Content Monitor detects the noindex tag as soon as it appears, alerts the SEO and engineering teams with a snapshot and diff, and enables a faster rollback—preventing large-scale deindexing and traffic loss.
Scenario 2: Title tag removal during a template change
During a redesign, a new template omits title tags on category pages. Search rankings and CTR drop, but uptime remains unaffected.
Content Monitor spots the missing title tags and surfaces which templates/pages are affected so content and dev teams can patch the template quickly.
Scenario 3: Structured data disappears on product pages
Rich snippets vanish, reducing SERP real estate and conversions. Content Monitor highlights the missing schema and shows when and where it was removed, making it faster to restore markup.
How teams adopt Content Monitor into their SEO workflow
Integrating content-aware monitoring into your workflow is straightforward and immediately useful:
- Identify critical pages and content clusters: product listings, top landing pages, documentation, and pages with high conversion value.
- Configure checks for SEO signals: titles, meta descriptions, canonical tags, robots meta, structured data, and key content blocks.
- Set alert priorities and integrations: map critical alerts to on-call engineers and informational alerts to content owners.

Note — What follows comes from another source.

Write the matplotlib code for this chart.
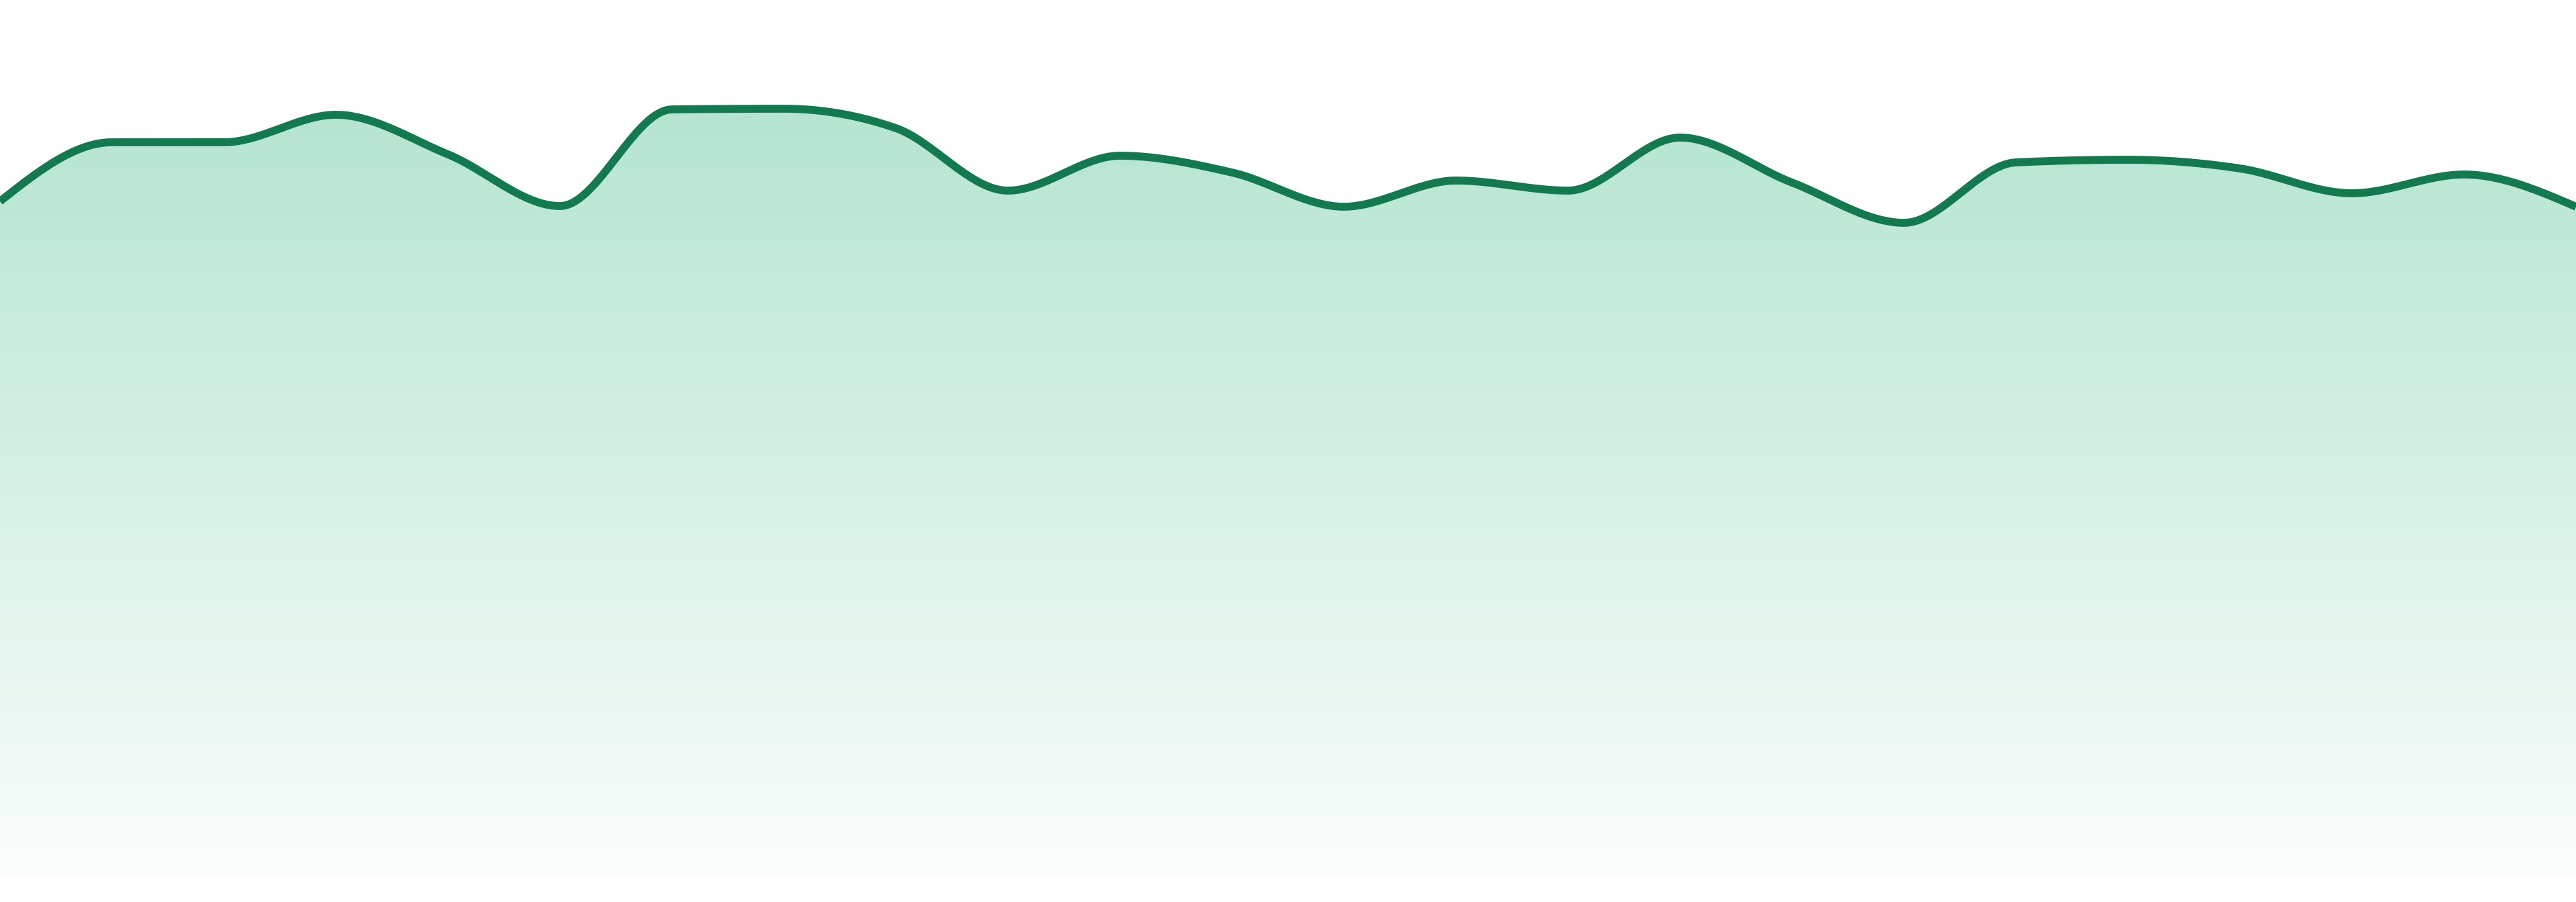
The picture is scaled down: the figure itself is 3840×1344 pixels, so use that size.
import matplotlib
matplotlib.use("Agg")
import matplotlib.pyplot as plt
import numpy as np
from matplotlib.colors import LinearSegmentedColormap

# values, one point per step
steps = list(range(24))
values = [100.5, 109.3, 109.3, 113.4, 107.5, 99.8, 114.2, 114.3,
          111.4, 102.1, 107.3, 104.8, 99.7, 103.6, 102.1, 110.0,
          103.3, 97.3, 106.3, 106.7, 105.4, 101.7, 104.5, 99.7]

line_color = "#137a50"
fill_top = "#b5e5d1"
fill_bottom = "#fbfdfc"


def monotone_x(x, y, n=40):
    # d3 curveMonotoneX style tangents, hermite segments
    x = np.asarray(x, float)
    y = np.asarray(y, float)
    h = np.diff(x)
    s = np.diff(y) / h
    t = np.zeros_like(y)
    for i in range(1, len(y) - 1):
        p = (s[i - 1] * h[i] + s[i] * h[i - 1]) / (h[i - 1] + h[i])
        t[i] = (np.sign(s[i - 1]) + np.sign(s[i])) * min(abs(s[i - 1]), abs(s[i]), 0.5 * abs(p))
    t[0] = (3 * s[0] - t[1]) / 2
    t[-1] = (3 * s[-1] - t[-2]) / 2
    xs, ys = [], []
    for i in range(len(y) - 1):
        u = np.linspace(0, 1, n, endpoint=(i == len(y) - 2))
        h00 = 2 * u**3 - 3 * u**2 + 1
        h10 = u**3 - 2 * u**2 + u
        h01 = -2 * u**3 + 3 * u**2
        h11 = u**3 - u**2
        xs.append(x[i] + u * h[i])
        ys.append(h00 * y[i] + h10 * h[i] * t[i] + h01 * y[i + 1] + h11 * h[i] * t[i + 1])
    return np.concatenate(xs), np.concatenate(ys)


xs, ys = monotone_x(steps, values)

fig = plt.figure(figsize=(38.4, 13.44), dpi=100)
ax = fig.add_axes([0, 39 / 1344, 1, 1 - 39 / 1344])
ax.set_xlim(steps[0], steps[-1])
ax.set_ylim(0, 130.5)
ax.axis("off")

poly = ax.fill_between(xs, 0, ys, color="none", lw=0)
cmap = LinearSegmentedColormap.from_list("g", [fill_bottom, fill_top])
grad = np.linspace(0, 1, 256).reshape(-1, 1)
img = ax.imshow(grad, cmap=cmap, aspect="auto", origin="lower",
                extent=[steps[0], steps[-1], 0, max(ys)], zorder=1)
clip = poly.get_paths()[0]
img.set_clip_path(clip, transform=ax.transData)

ax.plot(xs, ys, color=line_color, lw=8.5, solid_capstyle="butt", zorder=3)

fig.savefig("out.png", dpi=100)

- Use diffs and timelines for post-incident reviews: attach snapshots to tickets, conduct RCA, and harden templates or CI/CD pipelines against future regressions.
Conclusion
Generic uptime monitors are essential for infrastructure health, but they were never intended to protect organic traffic or content integrity. Content Monitor fills that vital gap by treating pages as more than HTTP endpoints—monitoring the SEO signals, metadata, structured data, and content that search engines and users depend on.
For teams that rely on organic search, the ability to detect content regressions, indexability issues, and metadata changes quickly can mean the difference between a minor fix and a prolonged traffic loss. Content Monitor reduces mean time to detect and resolve SEO incidents, cuts down noisy alerts, and provides the contextual evidence teams need to act fast.